Challenge
Output the lines exactly, from the one where "Clone this chart in matplotlib." appears through the one where "fig = plt.figure(figsize=(W" appears. Images are left out.

Excerpted records
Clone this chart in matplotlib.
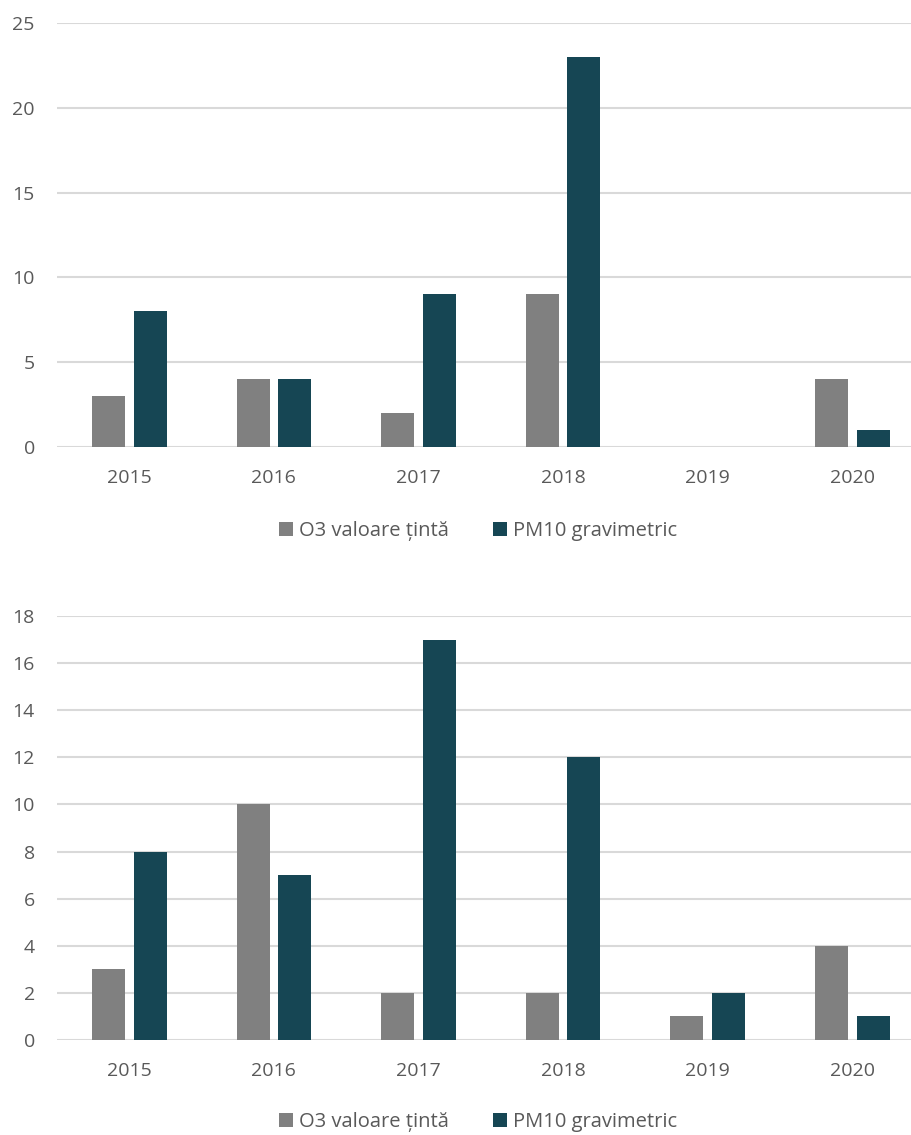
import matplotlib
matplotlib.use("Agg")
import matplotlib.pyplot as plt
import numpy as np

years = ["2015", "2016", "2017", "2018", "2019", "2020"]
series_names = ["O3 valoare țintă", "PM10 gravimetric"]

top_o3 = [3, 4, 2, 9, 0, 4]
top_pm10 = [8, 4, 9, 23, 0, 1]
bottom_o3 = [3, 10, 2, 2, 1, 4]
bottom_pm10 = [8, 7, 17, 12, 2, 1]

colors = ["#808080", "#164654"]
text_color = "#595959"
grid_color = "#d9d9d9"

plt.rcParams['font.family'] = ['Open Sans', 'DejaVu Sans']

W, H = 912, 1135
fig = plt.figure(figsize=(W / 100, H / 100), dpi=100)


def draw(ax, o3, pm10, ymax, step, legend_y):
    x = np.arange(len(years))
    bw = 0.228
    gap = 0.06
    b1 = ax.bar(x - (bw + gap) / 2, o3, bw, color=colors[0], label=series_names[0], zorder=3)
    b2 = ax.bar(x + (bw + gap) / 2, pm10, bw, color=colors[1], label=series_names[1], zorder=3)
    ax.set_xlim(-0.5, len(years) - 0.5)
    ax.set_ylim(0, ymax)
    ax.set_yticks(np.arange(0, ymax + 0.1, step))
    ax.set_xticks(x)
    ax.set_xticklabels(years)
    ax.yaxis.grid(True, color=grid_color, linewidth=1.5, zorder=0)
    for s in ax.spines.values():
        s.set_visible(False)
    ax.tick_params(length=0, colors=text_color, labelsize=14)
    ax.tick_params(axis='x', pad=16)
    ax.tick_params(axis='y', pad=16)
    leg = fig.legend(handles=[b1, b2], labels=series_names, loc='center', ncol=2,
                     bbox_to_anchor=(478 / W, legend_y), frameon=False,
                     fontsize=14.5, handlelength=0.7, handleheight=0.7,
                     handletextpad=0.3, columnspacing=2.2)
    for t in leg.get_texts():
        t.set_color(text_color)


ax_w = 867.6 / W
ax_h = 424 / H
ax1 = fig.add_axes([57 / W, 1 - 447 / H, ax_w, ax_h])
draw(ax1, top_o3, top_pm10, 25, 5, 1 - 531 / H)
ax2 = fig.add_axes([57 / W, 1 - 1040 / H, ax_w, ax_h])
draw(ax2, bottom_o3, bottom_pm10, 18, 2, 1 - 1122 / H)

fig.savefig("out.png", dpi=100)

* * *

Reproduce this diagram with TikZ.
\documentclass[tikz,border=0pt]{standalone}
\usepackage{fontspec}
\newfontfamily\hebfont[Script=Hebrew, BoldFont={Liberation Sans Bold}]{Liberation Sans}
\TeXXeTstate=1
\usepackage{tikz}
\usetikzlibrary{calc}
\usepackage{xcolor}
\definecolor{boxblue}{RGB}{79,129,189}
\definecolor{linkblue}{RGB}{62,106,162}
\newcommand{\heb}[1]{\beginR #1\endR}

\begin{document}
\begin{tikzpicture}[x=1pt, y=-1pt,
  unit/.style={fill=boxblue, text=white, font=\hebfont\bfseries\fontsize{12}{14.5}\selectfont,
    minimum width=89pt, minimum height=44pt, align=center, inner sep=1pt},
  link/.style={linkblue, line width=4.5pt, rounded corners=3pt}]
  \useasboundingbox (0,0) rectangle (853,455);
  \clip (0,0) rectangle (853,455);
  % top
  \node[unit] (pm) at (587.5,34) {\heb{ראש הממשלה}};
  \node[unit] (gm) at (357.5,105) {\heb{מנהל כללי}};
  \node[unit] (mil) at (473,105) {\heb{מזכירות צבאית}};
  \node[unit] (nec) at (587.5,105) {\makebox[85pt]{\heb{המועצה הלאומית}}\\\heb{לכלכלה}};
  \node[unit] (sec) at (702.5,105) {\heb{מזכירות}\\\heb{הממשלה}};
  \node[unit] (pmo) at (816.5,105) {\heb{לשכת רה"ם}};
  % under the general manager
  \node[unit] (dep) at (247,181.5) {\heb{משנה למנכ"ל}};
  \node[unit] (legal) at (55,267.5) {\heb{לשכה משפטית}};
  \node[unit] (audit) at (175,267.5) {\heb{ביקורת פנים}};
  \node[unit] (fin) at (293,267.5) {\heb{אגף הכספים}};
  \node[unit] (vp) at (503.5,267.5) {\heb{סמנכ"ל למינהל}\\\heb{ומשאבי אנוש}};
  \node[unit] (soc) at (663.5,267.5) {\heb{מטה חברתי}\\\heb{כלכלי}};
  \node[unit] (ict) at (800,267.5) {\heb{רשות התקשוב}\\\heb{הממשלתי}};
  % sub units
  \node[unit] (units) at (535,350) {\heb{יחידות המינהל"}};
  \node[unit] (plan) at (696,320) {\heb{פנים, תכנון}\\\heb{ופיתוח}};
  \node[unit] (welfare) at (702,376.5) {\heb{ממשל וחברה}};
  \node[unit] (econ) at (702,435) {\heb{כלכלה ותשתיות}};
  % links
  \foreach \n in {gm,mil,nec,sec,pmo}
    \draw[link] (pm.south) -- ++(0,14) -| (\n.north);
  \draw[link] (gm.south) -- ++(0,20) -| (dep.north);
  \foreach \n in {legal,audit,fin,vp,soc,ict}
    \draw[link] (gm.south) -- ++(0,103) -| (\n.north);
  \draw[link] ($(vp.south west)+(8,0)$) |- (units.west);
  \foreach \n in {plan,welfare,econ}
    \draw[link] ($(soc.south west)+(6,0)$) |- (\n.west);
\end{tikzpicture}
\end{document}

Result below
Clone this chart in matplotlib.
import matplotlib
matplotlib.use("Agg")
import matplotlib.pyplot as plt
import numpy as np

years = ["2015", "2016", "2017", "2018", "2019", "2020"]
series_names = ["O3 valoare țintă", "PM10 gravimetric"]

top_o3 = [3, 4, 2, 9, 0, 4]
top_pm10 = [8, 4, 9, 23, 0, 1]
bottom_o3 = [3, 10, 2, 2, 1, 4]
bottom_pm10 = [8, 7, 17, 12, 2, 1]

colors = ["#808080", "#164654"]
text_color = "#595959"
grid_color = "#d9d9d9"

plt.rcParams['font.family'] = ['Open Sans', 'DejaVu Sans']

W, H = 912, 1135
fig = plt.figure(figsize=(W / 100, H / 100), dpi=100)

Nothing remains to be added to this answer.